** begin Data records **

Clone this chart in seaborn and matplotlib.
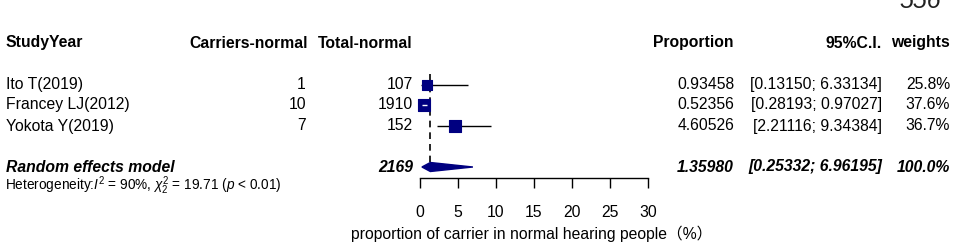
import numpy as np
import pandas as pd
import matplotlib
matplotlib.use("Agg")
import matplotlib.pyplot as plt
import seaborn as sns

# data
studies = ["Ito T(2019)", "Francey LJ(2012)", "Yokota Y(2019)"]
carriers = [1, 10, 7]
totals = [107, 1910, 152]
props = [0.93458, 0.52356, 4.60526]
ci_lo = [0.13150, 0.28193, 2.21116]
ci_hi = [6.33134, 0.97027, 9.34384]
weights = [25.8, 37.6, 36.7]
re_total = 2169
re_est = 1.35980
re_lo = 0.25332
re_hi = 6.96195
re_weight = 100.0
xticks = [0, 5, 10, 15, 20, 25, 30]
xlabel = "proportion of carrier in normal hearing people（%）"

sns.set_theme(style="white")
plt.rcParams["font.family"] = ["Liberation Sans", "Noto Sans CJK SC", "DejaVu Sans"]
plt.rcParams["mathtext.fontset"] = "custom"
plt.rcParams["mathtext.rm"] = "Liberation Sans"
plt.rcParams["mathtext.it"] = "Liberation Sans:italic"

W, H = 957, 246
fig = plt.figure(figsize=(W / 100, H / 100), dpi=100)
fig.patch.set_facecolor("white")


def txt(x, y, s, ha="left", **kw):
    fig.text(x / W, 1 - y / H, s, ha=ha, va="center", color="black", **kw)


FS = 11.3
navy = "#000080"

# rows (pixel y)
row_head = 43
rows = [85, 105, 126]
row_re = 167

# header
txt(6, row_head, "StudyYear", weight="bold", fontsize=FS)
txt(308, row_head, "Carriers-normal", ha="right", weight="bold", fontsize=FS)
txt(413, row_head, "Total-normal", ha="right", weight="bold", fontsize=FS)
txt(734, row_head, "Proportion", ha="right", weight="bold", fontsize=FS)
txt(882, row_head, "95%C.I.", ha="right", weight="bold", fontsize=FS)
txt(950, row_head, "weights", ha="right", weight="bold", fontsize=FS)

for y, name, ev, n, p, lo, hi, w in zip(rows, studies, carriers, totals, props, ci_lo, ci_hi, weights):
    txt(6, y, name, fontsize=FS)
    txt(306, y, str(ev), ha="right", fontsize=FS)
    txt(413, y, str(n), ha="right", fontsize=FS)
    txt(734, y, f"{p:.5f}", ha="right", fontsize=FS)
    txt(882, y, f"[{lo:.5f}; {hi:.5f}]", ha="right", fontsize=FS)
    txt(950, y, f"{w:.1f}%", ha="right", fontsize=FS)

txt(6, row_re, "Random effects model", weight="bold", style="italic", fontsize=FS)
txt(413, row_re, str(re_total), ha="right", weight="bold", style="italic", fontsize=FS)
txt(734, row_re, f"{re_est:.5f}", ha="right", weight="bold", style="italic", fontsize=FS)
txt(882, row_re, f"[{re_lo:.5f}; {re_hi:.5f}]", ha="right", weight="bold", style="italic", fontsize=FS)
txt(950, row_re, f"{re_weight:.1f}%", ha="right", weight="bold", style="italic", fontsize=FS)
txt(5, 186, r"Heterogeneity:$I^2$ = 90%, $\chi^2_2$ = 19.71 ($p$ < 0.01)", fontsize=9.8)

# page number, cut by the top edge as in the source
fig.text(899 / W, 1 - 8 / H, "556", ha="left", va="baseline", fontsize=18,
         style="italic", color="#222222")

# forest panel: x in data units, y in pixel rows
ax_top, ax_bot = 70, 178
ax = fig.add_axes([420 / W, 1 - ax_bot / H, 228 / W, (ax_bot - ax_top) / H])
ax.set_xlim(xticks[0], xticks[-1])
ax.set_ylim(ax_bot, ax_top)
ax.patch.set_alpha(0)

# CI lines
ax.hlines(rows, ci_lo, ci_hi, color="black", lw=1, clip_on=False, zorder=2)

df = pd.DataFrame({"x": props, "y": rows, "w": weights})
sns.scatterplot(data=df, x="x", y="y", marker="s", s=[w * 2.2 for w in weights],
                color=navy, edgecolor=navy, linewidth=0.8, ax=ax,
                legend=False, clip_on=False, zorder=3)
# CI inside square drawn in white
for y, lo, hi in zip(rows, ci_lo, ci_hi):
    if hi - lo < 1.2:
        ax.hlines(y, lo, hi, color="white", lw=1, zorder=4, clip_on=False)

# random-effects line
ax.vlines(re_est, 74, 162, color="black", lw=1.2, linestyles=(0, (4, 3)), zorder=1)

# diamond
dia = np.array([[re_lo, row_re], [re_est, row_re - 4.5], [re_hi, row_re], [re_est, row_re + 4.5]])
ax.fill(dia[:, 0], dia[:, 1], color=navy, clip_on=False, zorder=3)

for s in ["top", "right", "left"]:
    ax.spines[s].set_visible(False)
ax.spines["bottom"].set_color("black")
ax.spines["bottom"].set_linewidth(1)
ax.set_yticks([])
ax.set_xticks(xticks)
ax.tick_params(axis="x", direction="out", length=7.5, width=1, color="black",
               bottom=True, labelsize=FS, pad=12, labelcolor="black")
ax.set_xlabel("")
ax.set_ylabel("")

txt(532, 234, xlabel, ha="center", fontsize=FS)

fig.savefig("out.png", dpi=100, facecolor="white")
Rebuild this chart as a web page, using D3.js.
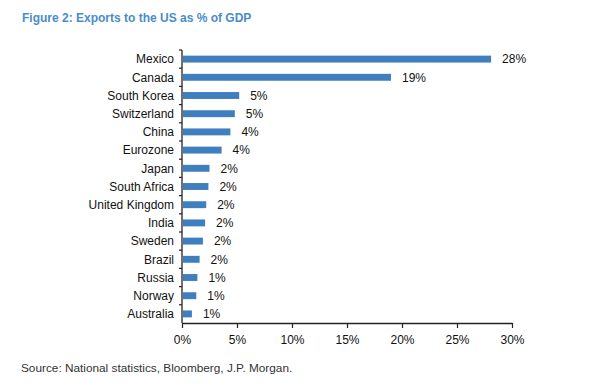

** end Data records **

Problem requirements →
Everything from the top line of the data down to and including the line with "import seaborn as sns" is to be copied, except the pictures.

The answer →
Clone this chart in seaborn and matplotlib.
import numpy as np
import pandas as pd
import matplotlib
matplotlib.use("Agg")
import matplotlib.pyplot as plt
import seaborn as sns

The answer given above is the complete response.